When should we go between June 24-August 25? Finally, what order would you do SD, LA/DL and Yosemite and how many night should we plan for each region? We would like to visit DL for 3 days, visit San Diego zoo (1 or 2 days), Legoland (1 day) and maybe 2-3 days at the beach. The rest is open so suggestions are welcome. We are also used to long drive since we do the Montreal, QC-Florida drive (1400 miles each way) with our kids every year to visit the grand-parents in Fort Lauderdale or to go to WDW. Our girls will be 5 and 7yo when we'll go.

THANK YOU for your help!
 
The later in August you go the better the odds of crowds being a bit lower and nice weather.

As soon as you figure out the timing, book Yosemite right away. The hotels in the park book quickly and months in advance.

The SD Zoo is a one day thing.

Disneyland is not in Los Angeles, it is in Orange County (Anaheim). If there are sights you'd like to see in LA, I would not use Anaheim as a base to do it from.

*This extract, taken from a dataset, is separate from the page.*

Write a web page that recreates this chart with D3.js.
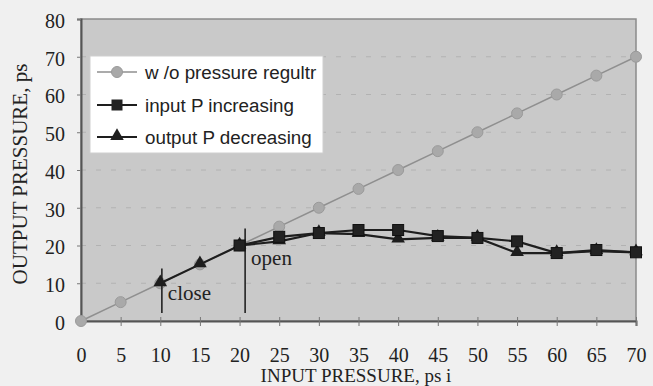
<!DOCTYPE html>
<html>
<head>
<meta charset="utf-8">
<script src="https://cdn.jsdelivr.net/npm/d3@7"></script>
<style>
  html, body { margin: 0; padding: 0; background: #f0f0f0; }
  svg { display: block; }
</style>
</head>
<body>
<svg id="chart" width="653" height="386"></svg>
<script>
// Input pressure (psi) for each reading
const inputPsi = [0, 5, 10, 15, 20, 25, 30, 35, 40, 45, 50, 55, 60, 65, 70];

// Output pressure without the regulator (follows the input)
const noRegulator = [0, 5, 10, 15, 20, 25, 30, 35, 40, 45, 50, 55, 60, 65, 70];

// Output pressure while input pressure is increasing (from 20 psi up)
const increasingX = [20, 25, 30, 35, 40, 45, 50, 55, 60, 65, 70];
const increasingY = [20, 22.3, 23.3, 24.1, 24.1, 22.5, 22, 21.1, 18, 18.8, 18.2];

// Output pressure while pressure is decreasing (down to 10 psi)
const decreasingX = [10, 15, 20, 25, 30, 35, 40, 45, 50, 55, 60, 65, 70];
const decreasingY = [10, 15, 20, 21.1, 23.3, 23, 21.6, 22, 22, 18, 18, 18.5, 18.2];

// Valve events: label, input pressure, vertical extent of the marker
const eventNames = ["close", "open"];
const eventX = [10.2, 20.7];
const eventTop = [13.9, 24.5];
const eventBottom = [2.1, 2.1];

const xTicks = [0, 5, 10, 15, 20, 25, 30, 35, 40, 45, 50, 55, 60, 65, 70];
const yTicks = [0, 10, 20, 30, 40, 50, 60, 70, 80];

const legendNames = ["w /o pressure regultr", "input P increasing", "output P decreasing"];

const svg = d3.select("#chart");
const x = d3.scaleLinear().domain([0, 70]).range([81, 636]);
const y = d3.scaleLinear().domain([0, 80]).range([321, 19]);

const serif = "'Liberation Serif', 'Times New Roman', serif";
const sans = "'Liberation Sans', Arial, sans-serif";

// Plot area
svg.append("rect")
  .attr("x", x(0)).attr("y", y(80))
  .attr("width", x(70) - x(0)).attr("height", y(0) - y(80))
  .attr("fill", "#c9c9c9")
  .attr("stroke", "#8a8a8a").attr("stroke-width", 1.5);

// Dashed horizontal gridlines
svg.append("g").selectAll("line")
  .data(yTicks.filter(d => d > 0 && d < 80))
  .join("line")
  .attr("x1", x(0)).attr("x2", x(70))
  .attr("y1", d => y(d)).attr("y2", d => y(d))
  .attr("stroke", "#b2b2b2").attr("stroke-width", 1)
  .attr("stroke-dasharray", "5,10");

// Axes
const xAxis = d3.axisBottom(x).tickValues(xTicks).tickSize(5).tickPadding(22).tickFormat(d3.format("d"));
const gx = svg.append("g").attr("transform", `translate(0,${y(0)})`).call(xAxis);
gx.select(".domain").attr("stroke", "#555").attr("stroke-width", 2);
gx.selectAll(".tick line").attr("stroke", "#777").attr("y1", -4);
gx.selectAll(".tick text").attr("font-family", serif).attr("font-size", 20).attr("fill", "#222");

const yAxis = d3.axisLeft(y).tickValues(yTicks).tickSize(4).tickPadding(12).tickFormat(d3.format("d"));
const gy = svg.append("g").attr("transform", `translate(${x(0)},0)`).call(yAxis);
gy.select(".domain").attr("stroke", "#555").attr("stroke-width", 2);
gy.selectAll(".tick line").attr("stroke", "#777");
gy.selectAll(".tick text").attr("font-family", serif).attr("font-size", 20).attr("fill", "#222").attr("dy", "0.42em");

// Axis titles
svg.append("text")
  .attr("x", 356).attr("y", 382)
  .attr("text-anchor", "middle")
  .attr("font-family", serif).attr("font-size", 19).attr("fill", "#222")
  .text("INPUT PRESSURE, ps i");

svg.append("text")
  .attr("transform", "translate(27,174) rotate(-90)")
  .attr("text-anchor", "middle")
  .attr("font-family", serif).attr("font-size", 21).attr("fill", "#222")
  .text("OUTPUT PRESSURE, ps");

// Reference series (no regulator)
const line = d3.line().x(d => x(d[0])).y(d => y(d[1]));
const refPts = inputPsi.map((v, i) => [v, noRegulator[i]]);
svg.append("path").datum(refPts)
  .attr("d", line).attr("fill", "none")
  .attr("stroke", "#8f8f8f").attr("stroke-width", 1.5);
svg.append("g").selectAll("circle").data(refPts).join("circle")
  .attr("cx", d => x(d[0])).attr("cy", d => y(d[1])).attr("r", 5.5)
  .attr("fill", "#a9a9a9").attr("stroke", "#9a9a9a");

// Valve event markers
eventNames.forEach((name, i) => {
  svg.append("line")
    .attr("x1", x(eventX[i])).attr("x2", x(eventX[i]))
    .attr("y1", y(eventTop[i])).attr("y2", y(eventBottom[i]))
    .attr("stroke", "#222").attr("stroke-width", 1.6);
  svg.append("text")
    .attr("x", x(eventX[i]) + 6).attr("y", name === "close" ? 300 : 265)
    .attr("font-family", serif).attr("font-size", 21).attr("fill", "#222")
    .text(name);
});

// Decreasing series (triangles)
const decPts = decreasingX.map((v, i) => [v, decreasingY[i]]);
svg.append("path").datum(decPts)
  .attr("d", line).attr("fill", "none")
  .attr("stroke", "#1e1e1e").attr("stroke-width", 2.2);
const tri = d3.symbol().type(d3.symbolTriangle).size(80);
svg.append("g").selectAll("path").data(decPts).join("path")
  .attr("d", tri)
  .attr("transform", d => `translate(${x(d[0])},${y(d[1]) - 1})`)
  .attr("fill", "#1e1e1e");

// Increasing series (squares)
const incPts = increasingX.map((v, i) => [v, increasingY[i]]);
svg.append("path").datum(incPts)
  .attr("d", line).attr("fill", "none")
  .attr("stroke", "#1e1e1e").attr("stroke-width", 2.2);
svg.append("g").selectAll("rect").data(incPts).join("rect")
  .attr("x", d => x(d[0]) - 5.5).attr("y", d => y(d[1]) - 5.5)
  .attr("width", 11).attr("height", 11)
  .attr("fill", "#222").attr("stroke", "#111");

// Legend
const lg = svg.append("g");
lg.append("rect")
  .attr("x", 90).attr("y", 56).attr("width", 233).attr("height", 97)
  .attr("fill", "#ffffff").attr("stroke", "#cfcfcf");
const rowY = [72, 105, 137];
legendNames.forEach((name, i) => {
  const cy = rowY[i];
  lg.append("line")
    .attr("x1", 97).attr("x2", 137).attr("y1", cy).attr("y2", cy)
    .attr("stroke", i === 0 ? "#8f8f8f" : "#1e1e1e")
    .attr("stroke-width", i === 0 ? 1.5 : 2.2);
  if (i === 0) {
    lg.append("circle").attr("cx", 117).attr("cy", cy).attr("r", 5.5)
      .attr("fill", "#a9a9a9").attr("stroke", "#9a9a9a");
  } else if (i === 1) {
    lg.append("rect").attr("x", 111.5).attr("y", cy - 5.5).attr("width", 11).attr("height", 11)
      .attr("fill", "#222");
  } else {
    lg.append("path").attr("d", tri).attr("transform", `translate(117,${cy - 1})`)
      .attr("fill", "#1e1e1e");
  }
  lg.append("text")
    .attr("x", 145).attr("y", cy).attr("dy", "0.35em")
    .attr("font-family", sans).attr("font-size", 18.8).attr("fill", "#222")
    .text(name);
});
</script>
</body>
</html>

In Orange County leave days to visit Newport Beach & Laguna Beach.

How many days in Yosemite depends on how much hiking, etc you plan on doing. With two small children I'd think 2 nights (3 days) would be enough, Sequoia, even less since there is less to see.

If you spent 4 nights in San Diego, 5 nights in Anaheim, 3 nights Yosemite/Sequoia that would leave you 5 nights to drive over to Monterey CA and down Highway 1 back to LAX. You could see Monterey/Carmel, Big Sur, Pismo Beach, Santa Barbara and Santa Monica that way.
 
I am going to second the suggestion of booking Yosemite ASAP. They open it a few months ahead of time, and it sells out almost immediately. But you've got some time left to figure that out.

The only other thing I will add is that Yosemite's waterfalls will be fuller the earlier into summer you go. But the crowds will be smaller everywhere later since schools in California seem to start beginning to mid August most of the time, so it's a tradeoff. Hopefully, we will indeed get the snow and rain they are predicting, so the waterfalls will be full all summer next year.
 
I am going to second the suggestion of booking Yosemite ASAP. They open it a few months ahead of time, and it sells out almost immediately. But you've got some time left to figure that out.

The only other thing I will add is that Yosemite's waterfalls will be fuller the earlier into summer you go. But the crowds will be smaller everywhere later since schools in California seem to start beginning to mid August most of the time, so it's a tradeoff. Hopefully, we will indeed get the snow and rain they are predicting, so the waterfalls will be full all summer next year.

Yosemite Falls could be dry by late July. Right now it's barely flowing. However, more water also means more mosquitoes.

Some climbers even go up Yosemite Falls when it's dry. Gets interesting if there's a sudden summer rain.

Vernal Fall flows well even if it's dry in the rest of Yosemite, but that takes work to get to.

Yosemite reservations go on sale a year in advance. However it's getting interesting with the new concessionaire taking over In March. I'm not sure how smooth the handover will be. I think the current concessionaire is still taking reservations, but I'm wondering how they plan on handing over the reservation records.